:: Source material ::
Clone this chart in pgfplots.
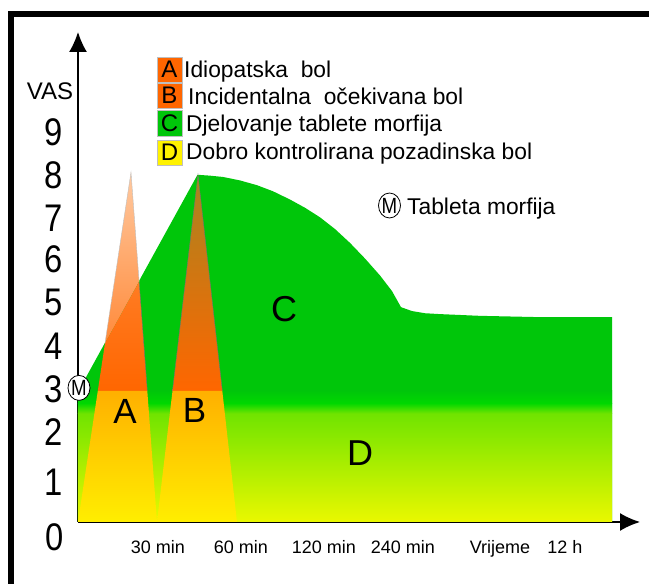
\documentclass[border=0pt]{standalone}
\usepackage{fontspec}
\setmainfont{Liberation Sans}
\usepackage{pgfplots}
\pgfplotsset{compat=1.18}
\usetikzlibrary{arrows.meta}

\definecolor{cgreen}{HTML}{00C60A}
\definecolor{cgreenb}{HTML}{00D800}
\definecolor{dmid}{HTML}{70E400}
\definecolor{dyellow}{HTML}{EAF800}
\definecolor{aorange}{HTML}{FF6600}
\definecolor{ayellow}{HTML}{FFEE00}
\definecolor{aamber}{HTML}{FFB000}
\definecolor{apeach}{HTML}{FF8A3A}
\definecolor{apeachl}{HTML}{FFC9A0}
\definecolor{btip}{HTML}{A88420}

\newcommand{\fs}[1]{\fontsize{#1}{#1}\selectfont}

\begin{document}
\begin{tikzpicture}[x=1pt,y=1pt]
\path[use as bounding box] (0,0) rectangle (649,584);
% frame: only top and left edge show
\fill[black] (8,567) rectangle (649,573);
\fill[black] (8,0) rectangle (14,573);

\begin{axis}[
    at={(78pt,62pt)},
    anchor=origin,
    scale only axis,
    width=562pt,
    height=490pt,
    xmin=0, xmax=562,
    ymin=0, ymax=11.29,
    clip=false,
    axis lines=left,
    axis line style={line width=1.5pt,-{Latex[length=20pt,width=18pt]}},
    xtick={80,163,246,325,422,487},
    xticklabels={30 min,60 min,120 min,240 min,Vrijeme,12 h},
    xticklabel style={font=\fs{18},yshift=-15pt},
    ytick={0.92,2.07,3.06,4.05,5.07,6.06,7.0,7.98,8.97},
    yticklabels={1,2,3,4,5,6,7,8,9},
    yticklabel style={font=\fs{38.5},xscale=0.85,xshift=-14pt},
    /pgf/number format/assume math mode=true,
    major tick length=0pt,
    tick style={draw=none},
]
% C
\addplot[draw=none,fill=cgreen] coordinates {
 (0,3.0)(119.5,8.0)(132,7.98)(145,7.95)(162,7.87)(179,7.76)(195,7.62)(212,7.43)
 (227,7.24)(242,7.02)(257,6.75)(272,6.43)(287,6.07)(302,5.68)(314,5.32)(323,4.95)(334,4.86)
 (347,4.81)(362,4.79)(402,4.75)(462,4.72)(534,4.72)(534,0)(0,0)} -- cycle;
\addplot[draw=none,bottom color=cgreenb,top color=cgreen] coordinates {
 (0,2.74)(534,2.74)(534,3.02)(0,3.02)} -- cycle;
% D
\addplot[draw=none,bottom color=dyellow,top color=dmid] coordinates {
 (0,0)(534,0)(534,2.5)(0,2.5)} -- cycle;
\addplot[draw=none,bottom color=dmid,top color=cgreenb] coordinates {
 (0,2.5)(534,2.5)(534,2.74)(0,2.74)} -- cycle;
% A
\addplot[draw=none,bottom color=apeach,top color=apeachl] coordinates {
 (27,4.12)(61.1,5.54)(53,8.06)} -- cycle;
\addplot[draw=none,bottom color=aorange,top color=apeach!60!aorange] coordinates {
 (19.8,3.02)(69.3,3.02)(61.1,5.54)(27,4.12)} -- cycle;
\addplot[draw=none,bottom color=ayellow,top color=aamber] coordinates {
 (0,0)(79,0)(69.3,3.02)(19.8,3.02)} -- cycle;
% B
\addplot[draw=none,bottom color=aorange,top color=btip] coordinates {
 (94.5,3.02)(144.3,3.02)(120,8.0)} -- cycle;
\addplot[draw=none,bottom color=ayellow,top color=aamber] coordinates {
 (79,0)(159,0)(144.3,3.02)(94.5,3.02)} -- cycle;
% thin edges of the peaks
\addplot[black!55,line width=0.4pt] coordinates {(94.5,3.02)(120,8.0)(144.3,3.02)};
\addplot[black!55,line width=0.4pt] coordinates {(61.1,5.54)(69.3,3.02)};
\addplot[black!25,line width=0.4pt] coordinates {(27,4.12)(53,8.06)(61.1,5.54)};
% tablet marker at the start of C
\addplot[only marks,mark=*,mark size=12.5pt,mark options={fill=white,draw=black,line width=0.8pt,xscale=0.88}]
 coordinates {(1,3.09)};
\end{axis}

% labels on top of the areas
\node[font=\fs{22},xscale=0.85,inner sep=0pt] at (79,196) {M};
\node[font=\fs{35},inner sep=0pt] at (125,173) {A};
\node[font=\fs{35},inner sep=0pt] at (194.5,174) {B};
\node[font=\fs{36},inner sep=0pt] at (284,275) {C};
\node[font=\fs{36},inner sep=0pt] at (360,131) {D};

% y axis name and the 0, which sits below the axis
\node[font=\fs{24},inner sep=0pt] at (50,493) {VAS};
\node[font=\fs{38.5},xscale=0.85,inner sep=0pt] at (55,47) {0};

% legend
\foreach \yy/\hh/\col/\lt in {502/25/aorange/A, 476/25/aorange/B, 448/26/cgreen/C, 419/25/yellow/D}{
  \fill[\col,draw=black!25,line width=0.6pt] (157,\yy) rectangle (182,\yy+\hh);
  \node[font=\fs{24},inner sep=0pt] at (169.5,\yy+\hh/2) {\lt};
}
\node[anchor=base west,inner sep=0pt,font=\fs{22.8}] at (184,506) {Idiopatska\ \ bol};
\node[anchor=base west,inner sep=0pt,font=\fs{22.8}] at (188,479) {Incidentalna\ \ očekivana bol};
\node[anchor=base west,inner sep=0pt,font=\fs{22.8}] at (186,452) {Djelovanje tablete morfija};
\node[anchor=base west,inner sep=0pt,font=\fs{22.8}] at (186,424) {Dobro kontrolirana pozadinska bol};

% M key
\draw[black,line width=0.8pt,fill=white] (389.5,378.5) ellipse (11 and 12.5);
\node[font=\fs{22},xscale=0.85,inner sep=0pt] at (389.5,378.5) {M};
\node[anchor=base west,inner sep=0pt,font=\fs{22.8}] at (407,369) {Tableta morfija};
\end{tikzpicture}
\end{document}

:: Exercise ::
Replicate the material above verbatim; images stay out of the copy.

:: Expected output ::
Clone this chart in pgfplots.
\documentclass[border=0pt]{standalone}
\usepackage{fontspec}
\setmainfont{Liberation Sans}
\usepackage{pgfplots}
\pgfplotsset{compat=1.18}
\usetikzlibrary{arrows.meta}

\definecolor{cgreen}{HTML}{00C60A}
\definecolor{cgreenb}{HTML}{00D800}
\definecolor{dmid}{HTML}{70E400}
\definecolor{dyellow}{HTML}{EAF800}
\definecolor{aorange}{HTML}{FF6600}
\definecolor{ayellow}{HTML}{FFEE00}
\definecolor{aamber}{HTML}{FFB000}
\definecolor{apeach}{HTML}{FF8A3A}
\definecolor{apeachl}{HTML}{FFC9A0}
\definecolor{btip}{HTML}{A88420}

\newcommand{\fs}[1]{\fontsize{#1}{#1}\selectfont}

\begin{document}
\begin{tikzpicture}[x=1pt,y=1pt]
\path[use as bounding box] (0,0) rectangle (649,584);
% frame: only top and left edge show
\fill[black] (8,567) rectangle (649,573);
\fill[black] (8,0) rectangle (14,573);

\begin{axis}[
    at={(78pt,62pt)},
    anchor=origin,
    scale only axis,
    width=562pt,
    height=490pt,
    xmin=0, xmax=562,
    ymin=0, ymax=11.29,
    clip=false,
    axis lines=left,
    axis line style={line width=1.5pt,-{Latex[length=20pt,width=18pt]}},
    xtick={80,163,246,325,422,487},
    xticklabels={30 min,60 min,120 min,240 min,Vrijeme,12 h},
    xticklabel style={font=\fs{18},yshift=-15pt},
    ytick={0.92,2.07,3.06,4.05,5.07,6.06,7.0,7.98,8.97},
    yticklabels={1,2,3,4,5,6,7,8,9},
    yticklabel style={font=\fs{38.5},xscale=0.85,xshift=-14pt},
    /pgf/number format/assume math mode=true,
    major tick length=0pt,
    tick style={draw=none},
]
% C
\addplot[draw=none,fill=cgreen] coordinates {
 (0,3.0)(119.5,8.0)(132,7.98)(145,7.95)(162,7.87)(179,7.76)(195,7.62)(212,7.43)
 (227,7.24)(242,7.02)(257,6.75)(272,6.43)(287,6.07)(302,5.68)(314,5.32)(323,4.95)(334,4.86)
 (347,4.81)(362,4.79)(402,4.75)(462,4.72)(534,4.72)(534,0)(0,0)} -- cycle;
\addplot[draw=none,bottom color=cgreenb,top color=cgreen] coordinates {
 (0,2.74)(534,2.74)(534,3.02)(0,3.02)} -- cycle;
% D
\addplot[draw=none,bottom color=dyellow,top color=dmid] coordinates {
 (0,0)(534,0)(534,2.5)(0,2.5)} -- cycle;
\addplot[draw=none,bottom color=dmid,top color=cgreenb] coordinates {
 (0,2.5)(534,2.5)(534,2.74)(0,2.74)} -- cycle;
% A
\addplot[draw=none,bottom color=apeach,top color=apeachl] coordinates {
 (27,4.12)(61.1,5.54)(53,8.06)} -- cycle;
\addplot[draw=none,bottom color=aorange,top color=apeach!60!aorange] coordinates {
 (19.8,3.02)(69.3,3.02)(61.1,5.54)(27,4.12)} -- cycle;
\addplot[draw=none,bottom color=ayellow,top color=aamber] coordinates {
 (0,0)(79,0)(69.3,3.02)(19.8,3.02)} -- cycle;
% B
\addplot[draw=none,bottom color=aorange,top color=btip] coordinates {
 (94.5,3.02)(144.3,3.02)(120,8.0)} -- cycle;
\addplot[draw=none,bottom color=ayellow,top color=aamber] coordinates {
 (79,0)(159,0)(144.3,3.02)(94.5,3.02)} -- cycle;
% thin edges of the peaks
\addplot[black!55,line width=0.4pt] coordinates {(94.5,3.02)(120,8.0)(144.3,3.02)};
\addplot[black!55,line width=0.4pt] coordinates {(61.1,5.54)(69.3,3.02)};
\addplot[black!25,line width=0.4pt] coordinates {(27,4.12)(53,8.06)(61.1,5.54)};
% tablet marker at the start of C
\addplot[only marks,mark=*,mark size=12.5pt,mark options={fill=white,draw=black,line width=0.8pt,xscale=0.88}]
 coordinates {(1,3.09)};
\end{axis}

% labels on top of the areas
\node[font=\fs{22},xscale=0.85,inner sep=0pt] at (79,196) {M};
\node[font=\fs{35},inner sep=0pt] at (125,173) {A};
\node[font=\fs{35},inner sep=0pt] at (194.5,174) {B};
\node[font=\fs{36},inner sep=0pt] at (284,275) {C};
\node[font=\fs{36},inner sep=0pt] at (360,131) {D};

% y axis name and the 0, which sits below the axis
\node[font=\fs{24},inner sep=0pt] at (50,493) {VAS};
\node[font=\fs{38.5},xscale=0.85,inner sep=0pt] at (55,47) {0};

% legend
\foreach \yy/\hh/\col/\lt in {502/25/aorange/A, 476/25/aorange/B, 448/26/cgreen/C, 419/25/yellow/D}{
  \fill[\col,draw=black!25,line width=0.6pt] (157,\yy) rectangle (182,\yy+\hh);
  \node[font=\fs{24},inner sep=0pt] at (169.5,\yy+\hh/2) {\lt};
}
\node[anchor=base west,inner sep=0pt,font=\fs{22.8}] at (184,506) {Idiopatska\ \ bol};
\node[anchor=base west,inner sep=0pt,font=\fs{22.8}] at (188,479) {Incidentalna\ \ očekivana bol};
\node[anchor=base west,inner sep=0pt,font=\fs{22.8}] at (186,452) {Djelovanje tablete morfija};
\node[anchor=base west,inner sep=0pt,font=\fs{22.8}] at (186,424) {Dobro kontrolirana pozadinska bol};

% M key
\draw[black,line width=0.8pt,fill=white] (389.5,378.5) ellipse (11 and 12.5);
\node[font=\fs{22},xscale=0.85,inner sep=0pt] at (389.5,378.5) {M};
\node[anchor=base west,inner sep=0pt,font=\fs{22.8}] at (407,369) {Tableta morfija};
\end{tikzpicture}
\end{document}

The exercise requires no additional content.